The Myth Makers by Donald Cotton
16 October - 6 November 1965
Talk about whiplash. From the unremitting grimness of Kembel's jungles to this, I'm most certainly thrown through a loop. I have to imagine contemporary viewers might have scratched their heads at this, too. Where did the Daleks go? It goes without saying, for anyone who has seen it, that The Myth Makers justifies its own existence very quickly. After the first few scenes of a japing Achilles and Hector battling while a bemused TARDIS crew looks on, I glanced over at the credits on the Wiki, sure that this was a Dennis Spooner serial, only to find it was a newcomer at the helm, Donald Cotton. This story truly is reminiscent of The Romans in tone as well as setting, and (dare I say) is the even better of the two.
While in The Romans we met characters (read: pastiches) based on archetypes seen in Roman dramas of the period, our guest cast for The Myth Makers are all already known to us, personages from the works of Homer, and so instead of comic exaggerations we're treated to funny twists on the characters. Odysseus as the ruthless bully, Cassandra as the paranoid priestess, Paris as the whingeing princeling... Each and every one of them is sketched beautifully, and anyone passingly familiar with the source material will spot (and appreciate) that upon viewing.
These characters, and their interactions and feuds with one another, drive a number of humorous scenes where the main cast don't even need to be present, though when they are, it adds another dimension to the story, forcing Homer's characters briefly out of the narrative they're living in. You can tell Hartnell, O'Brien and Purves were all having a lot of fun with it, too. Hartnell always seems to shine in historical stories. I recall that he had trouble engaging with the technobabble that was fed to him for more scifi oriented serials and that he once named The Reign of Terror as his favorite.
Speaking of the main actors, though, we have to talk about Vicki's goodbye. It's easy to draw a parallel with Susan's departure a season before, when Vicki departs the TARDIS team to stay with Troilus in the 2nd millennium BCE. I will say that although Vicki seemed to cotton onto Troilus before I even knew he was in the story, some due care is given to sketch their relationship over the succeeding episodes. It is sudden, but it isn't all bad, and her leaving to found Rome with Troilus and Aeneas is a fun detail when considering her first adventure with the Doctor was The Romans. But the fact that her sudden departure was a result of off-camera drama resulting from friction with new producer John Wiles leaves a bitter taste, one made bittersweet by the fact that it's lovely Vicki we're saying goodbye to. I took a little time to warm up to her fully, such that I was almost shocked when I realized just how very sorry I was that she was leaving. She was such a fun and charming companion; I'll miss her terribly.
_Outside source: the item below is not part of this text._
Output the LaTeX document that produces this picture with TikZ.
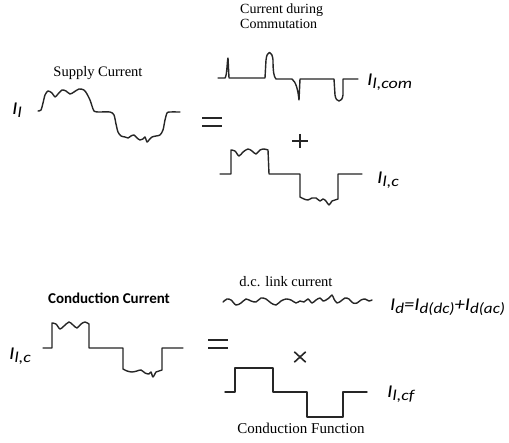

The serial comes dangerously close to coming off the rails in the last episode, but doesn't entirely. The hard left turn from comedy to tragedy is a startling one, but one that just about works. I knew going in, but I was still shocked and fascinated by the tone shift. The sack of Troy is almost served better by not being in motion; the viewer's imagination is forced to run wild thinking of what the cunning Greeks are doing to this charming, orderly city where we were joking around the episode before. No one's laughing when Odysseus and his men haul Cassandra away, or when Steven is seemingly mortally wounded. It makes the first three episodes stand out in contrast, and prepares us for what's to come, in a way.
To put a bow on it, The Myth Makers is a surprising and quite wonderful addition to Doctor Who, and certainly one of the best serials we've seen so far. Though I say bow, it's too late to say woe to The Daleks' Master Plan, the first seven episodes of which I will cover next.
(Modified from the original posted at Gallifrey Base on 31 March 2020.)